> **THE TASK**
Go through the records and show each line where the word "script" occurs.

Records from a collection
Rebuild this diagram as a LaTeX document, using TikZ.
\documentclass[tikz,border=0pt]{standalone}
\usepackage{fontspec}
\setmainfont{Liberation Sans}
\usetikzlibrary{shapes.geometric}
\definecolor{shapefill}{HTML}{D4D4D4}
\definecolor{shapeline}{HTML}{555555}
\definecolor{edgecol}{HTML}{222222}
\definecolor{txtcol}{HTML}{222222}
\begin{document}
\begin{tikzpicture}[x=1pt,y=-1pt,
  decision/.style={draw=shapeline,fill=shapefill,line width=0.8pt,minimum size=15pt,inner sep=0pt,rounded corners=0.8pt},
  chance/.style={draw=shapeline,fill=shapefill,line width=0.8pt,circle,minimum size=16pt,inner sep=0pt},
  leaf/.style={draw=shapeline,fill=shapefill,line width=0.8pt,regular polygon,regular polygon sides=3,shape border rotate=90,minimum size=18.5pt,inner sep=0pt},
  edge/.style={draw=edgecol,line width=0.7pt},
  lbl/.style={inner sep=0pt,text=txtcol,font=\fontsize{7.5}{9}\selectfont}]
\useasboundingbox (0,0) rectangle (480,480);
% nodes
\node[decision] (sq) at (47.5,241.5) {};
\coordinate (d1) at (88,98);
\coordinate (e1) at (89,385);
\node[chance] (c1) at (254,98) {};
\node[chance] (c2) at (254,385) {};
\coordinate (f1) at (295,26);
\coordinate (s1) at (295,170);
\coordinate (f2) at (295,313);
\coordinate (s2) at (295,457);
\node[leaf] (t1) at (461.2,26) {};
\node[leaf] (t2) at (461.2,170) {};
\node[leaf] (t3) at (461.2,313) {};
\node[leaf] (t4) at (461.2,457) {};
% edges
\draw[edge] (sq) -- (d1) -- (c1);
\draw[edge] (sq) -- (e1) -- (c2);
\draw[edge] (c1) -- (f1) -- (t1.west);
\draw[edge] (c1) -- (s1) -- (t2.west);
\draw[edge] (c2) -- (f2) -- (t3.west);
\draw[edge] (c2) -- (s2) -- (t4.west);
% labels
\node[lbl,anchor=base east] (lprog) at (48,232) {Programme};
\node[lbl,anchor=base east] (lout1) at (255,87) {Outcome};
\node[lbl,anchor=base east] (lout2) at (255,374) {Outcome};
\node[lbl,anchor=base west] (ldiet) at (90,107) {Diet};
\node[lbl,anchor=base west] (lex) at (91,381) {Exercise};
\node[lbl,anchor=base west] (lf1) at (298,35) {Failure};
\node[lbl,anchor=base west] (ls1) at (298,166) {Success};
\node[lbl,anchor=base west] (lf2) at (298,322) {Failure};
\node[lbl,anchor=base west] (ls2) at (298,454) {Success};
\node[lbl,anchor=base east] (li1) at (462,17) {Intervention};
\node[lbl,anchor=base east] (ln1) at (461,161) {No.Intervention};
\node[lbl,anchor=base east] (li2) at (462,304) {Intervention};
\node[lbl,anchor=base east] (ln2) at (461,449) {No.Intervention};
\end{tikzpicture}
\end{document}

---

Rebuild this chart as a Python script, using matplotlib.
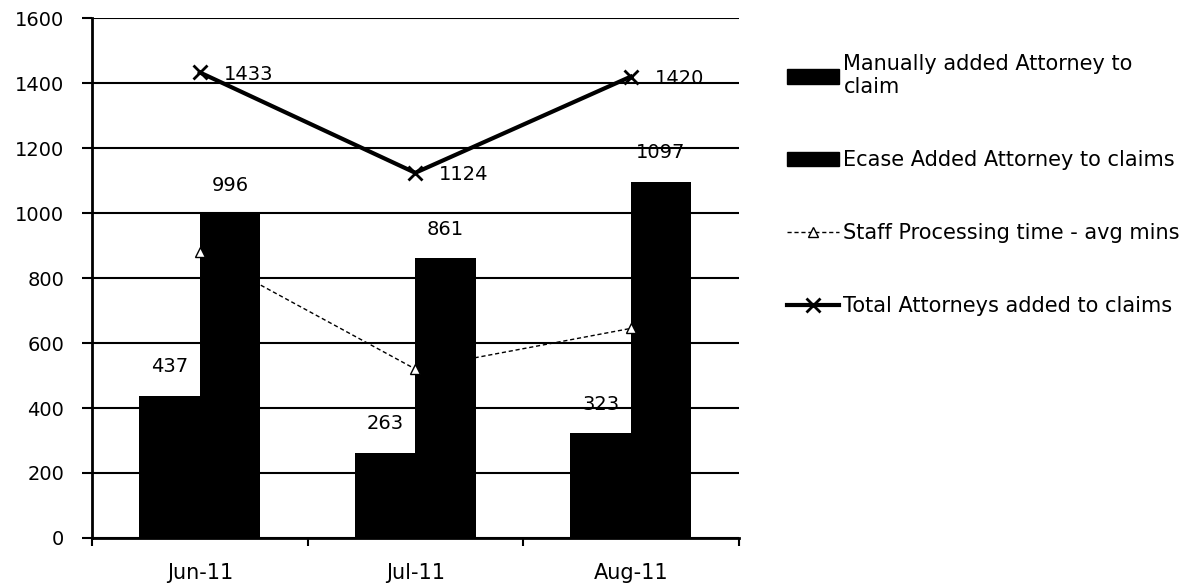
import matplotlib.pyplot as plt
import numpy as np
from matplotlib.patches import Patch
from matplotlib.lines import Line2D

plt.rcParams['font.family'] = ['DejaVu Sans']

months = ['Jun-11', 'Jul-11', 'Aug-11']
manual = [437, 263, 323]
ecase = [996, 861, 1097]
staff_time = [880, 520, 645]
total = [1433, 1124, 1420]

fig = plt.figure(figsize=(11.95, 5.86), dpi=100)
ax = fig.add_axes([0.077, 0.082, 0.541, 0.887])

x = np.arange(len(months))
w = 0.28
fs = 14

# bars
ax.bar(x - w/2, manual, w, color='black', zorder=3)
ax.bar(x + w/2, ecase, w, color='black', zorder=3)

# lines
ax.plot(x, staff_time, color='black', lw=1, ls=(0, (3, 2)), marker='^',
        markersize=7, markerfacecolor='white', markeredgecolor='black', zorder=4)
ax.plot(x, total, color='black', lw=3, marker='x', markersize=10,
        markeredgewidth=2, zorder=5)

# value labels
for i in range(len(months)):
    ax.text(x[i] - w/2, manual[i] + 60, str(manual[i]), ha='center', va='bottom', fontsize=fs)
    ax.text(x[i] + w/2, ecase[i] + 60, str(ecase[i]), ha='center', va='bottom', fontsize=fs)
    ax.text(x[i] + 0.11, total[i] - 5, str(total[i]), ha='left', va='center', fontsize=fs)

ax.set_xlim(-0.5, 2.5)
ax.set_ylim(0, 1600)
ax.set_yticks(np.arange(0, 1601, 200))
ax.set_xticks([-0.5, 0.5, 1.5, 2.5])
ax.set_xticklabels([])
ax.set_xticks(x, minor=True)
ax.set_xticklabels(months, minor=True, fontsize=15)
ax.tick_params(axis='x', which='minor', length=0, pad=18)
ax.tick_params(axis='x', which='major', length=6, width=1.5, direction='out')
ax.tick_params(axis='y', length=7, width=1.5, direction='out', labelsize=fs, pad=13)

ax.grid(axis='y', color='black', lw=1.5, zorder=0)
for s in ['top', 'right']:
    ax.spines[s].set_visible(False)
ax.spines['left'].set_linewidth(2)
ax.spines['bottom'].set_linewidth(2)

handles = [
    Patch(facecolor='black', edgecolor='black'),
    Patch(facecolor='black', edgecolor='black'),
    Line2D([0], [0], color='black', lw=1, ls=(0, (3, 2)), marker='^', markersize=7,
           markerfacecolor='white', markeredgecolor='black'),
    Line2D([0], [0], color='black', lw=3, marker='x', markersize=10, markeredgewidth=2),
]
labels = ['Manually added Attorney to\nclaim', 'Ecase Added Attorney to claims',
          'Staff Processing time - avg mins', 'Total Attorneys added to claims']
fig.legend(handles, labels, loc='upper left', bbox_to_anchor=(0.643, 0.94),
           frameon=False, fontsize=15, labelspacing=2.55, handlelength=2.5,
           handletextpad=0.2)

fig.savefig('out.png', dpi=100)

==

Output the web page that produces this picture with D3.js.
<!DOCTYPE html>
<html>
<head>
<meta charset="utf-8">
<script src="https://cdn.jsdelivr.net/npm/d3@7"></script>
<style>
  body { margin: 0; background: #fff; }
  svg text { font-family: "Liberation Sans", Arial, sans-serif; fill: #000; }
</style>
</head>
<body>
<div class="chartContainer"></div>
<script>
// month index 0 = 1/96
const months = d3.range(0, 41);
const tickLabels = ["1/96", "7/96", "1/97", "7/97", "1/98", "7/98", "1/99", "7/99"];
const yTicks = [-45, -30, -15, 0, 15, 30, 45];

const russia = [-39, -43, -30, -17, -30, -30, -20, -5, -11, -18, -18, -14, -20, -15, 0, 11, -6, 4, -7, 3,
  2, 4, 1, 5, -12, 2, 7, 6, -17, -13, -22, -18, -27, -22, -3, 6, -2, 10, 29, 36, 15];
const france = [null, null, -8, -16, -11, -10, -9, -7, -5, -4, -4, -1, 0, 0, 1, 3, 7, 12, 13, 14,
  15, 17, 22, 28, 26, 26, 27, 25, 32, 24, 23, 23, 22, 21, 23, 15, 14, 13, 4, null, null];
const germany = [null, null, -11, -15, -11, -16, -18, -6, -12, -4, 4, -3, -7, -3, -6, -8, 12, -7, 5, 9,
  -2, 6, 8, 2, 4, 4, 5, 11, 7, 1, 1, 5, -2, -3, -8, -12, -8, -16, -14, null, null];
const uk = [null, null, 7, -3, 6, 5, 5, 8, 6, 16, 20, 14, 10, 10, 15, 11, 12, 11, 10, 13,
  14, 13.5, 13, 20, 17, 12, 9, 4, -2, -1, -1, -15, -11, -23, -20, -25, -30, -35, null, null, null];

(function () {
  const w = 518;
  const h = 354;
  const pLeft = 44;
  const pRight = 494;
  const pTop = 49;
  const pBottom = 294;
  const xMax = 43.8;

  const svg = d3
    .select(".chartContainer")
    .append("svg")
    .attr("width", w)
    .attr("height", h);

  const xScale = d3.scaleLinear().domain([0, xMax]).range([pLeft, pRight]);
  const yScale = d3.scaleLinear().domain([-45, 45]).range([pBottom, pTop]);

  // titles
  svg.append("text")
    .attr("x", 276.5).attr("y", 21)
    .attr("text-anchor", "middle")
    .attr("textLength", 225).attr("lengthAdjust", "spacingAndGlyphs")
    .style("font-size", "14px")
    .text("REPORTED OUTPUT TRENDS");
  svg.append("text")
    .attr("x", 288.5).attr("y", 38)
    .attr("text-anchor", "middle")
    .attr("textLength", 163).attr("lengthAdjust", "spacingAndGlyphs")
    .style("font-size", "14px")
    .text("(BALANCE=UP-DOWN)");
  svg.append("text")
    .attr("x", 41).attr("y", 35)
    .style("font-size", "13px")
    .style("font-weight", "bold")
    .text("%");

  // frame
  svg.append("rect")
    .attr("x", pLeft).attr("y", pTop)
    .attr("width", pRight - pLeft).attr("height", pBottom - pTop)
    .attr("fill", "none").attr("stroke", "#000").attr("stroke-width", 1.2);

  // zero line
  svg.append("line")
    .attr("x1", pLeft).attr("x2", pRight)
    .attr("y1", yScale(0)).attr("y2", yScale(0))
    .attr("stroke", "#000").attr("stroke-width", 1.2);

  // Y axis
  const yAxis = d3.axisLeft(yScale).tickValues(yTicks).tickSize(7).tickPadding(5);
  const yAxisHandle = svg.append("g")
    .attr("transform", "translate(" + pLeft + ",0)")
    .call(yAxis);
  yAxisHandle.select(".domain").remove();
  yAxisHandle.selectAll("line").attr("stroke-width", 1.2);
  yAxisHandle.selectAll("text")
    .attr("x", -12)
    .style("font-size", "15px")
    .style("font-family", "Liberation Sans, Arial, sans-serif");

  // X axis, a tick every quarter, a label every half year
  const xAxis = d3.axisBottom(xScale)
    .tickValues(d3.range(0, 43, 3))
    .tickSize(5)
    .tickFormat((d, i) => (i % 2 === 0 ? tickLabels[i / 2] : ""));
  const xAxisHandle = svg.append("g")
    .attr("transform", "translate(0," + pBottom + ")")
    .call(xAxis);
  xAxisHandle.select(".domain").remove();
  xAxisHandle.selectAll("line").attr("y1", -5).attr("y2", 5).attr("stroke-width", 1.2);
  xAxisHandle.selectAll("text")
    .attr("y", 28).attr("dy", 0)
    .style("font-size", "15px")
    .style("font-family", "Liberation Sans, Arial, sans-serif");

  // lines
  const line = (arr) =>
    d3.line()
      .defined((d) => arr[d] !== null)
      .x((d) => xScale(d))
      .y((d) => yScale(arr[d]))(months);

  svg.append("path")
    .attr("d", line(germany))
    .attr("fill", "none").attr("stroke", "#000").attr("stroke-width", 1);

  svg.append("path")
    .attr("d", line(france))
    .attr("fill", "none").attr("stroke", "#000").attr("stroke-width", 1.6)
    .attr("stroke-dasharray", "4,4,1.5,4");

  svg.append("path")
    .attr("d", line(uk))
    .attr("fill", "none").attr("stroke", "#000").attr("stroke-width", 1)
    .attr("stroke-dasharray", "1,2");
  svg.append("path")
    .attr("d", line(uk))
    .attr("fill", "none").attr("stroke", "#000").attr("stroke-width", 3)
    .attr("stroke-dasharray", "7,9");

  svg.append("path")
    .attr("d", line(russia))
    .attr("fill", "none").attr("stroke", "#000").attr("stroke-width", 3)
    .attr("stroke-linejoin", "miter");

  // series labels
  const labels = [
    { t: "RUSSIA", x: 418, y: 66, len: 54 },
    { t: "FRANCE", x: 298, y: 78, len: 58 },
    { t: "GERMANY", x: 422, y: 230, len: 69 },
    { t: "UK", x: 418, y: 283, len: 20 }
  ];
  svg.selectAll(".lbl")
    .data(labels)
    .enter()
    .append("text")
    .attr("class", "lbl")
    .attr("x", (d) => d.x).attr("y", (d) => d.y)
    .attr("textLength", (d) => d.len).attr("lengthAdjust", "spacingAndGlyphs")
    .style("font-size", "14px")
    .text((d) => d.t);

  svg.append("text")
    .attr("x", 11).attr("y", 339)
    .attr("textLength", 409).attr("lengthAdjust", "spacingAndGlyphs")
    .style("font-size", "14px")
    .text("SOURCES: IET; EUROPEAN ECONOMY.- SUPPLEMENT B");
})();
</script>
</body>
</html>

> **TASK ANSWER**
Rebuild this chart as a Python script, using matplotlib.
<script src="https://cdn.jsdelivr.net/npm/d3@7"></script>
<script>
</script>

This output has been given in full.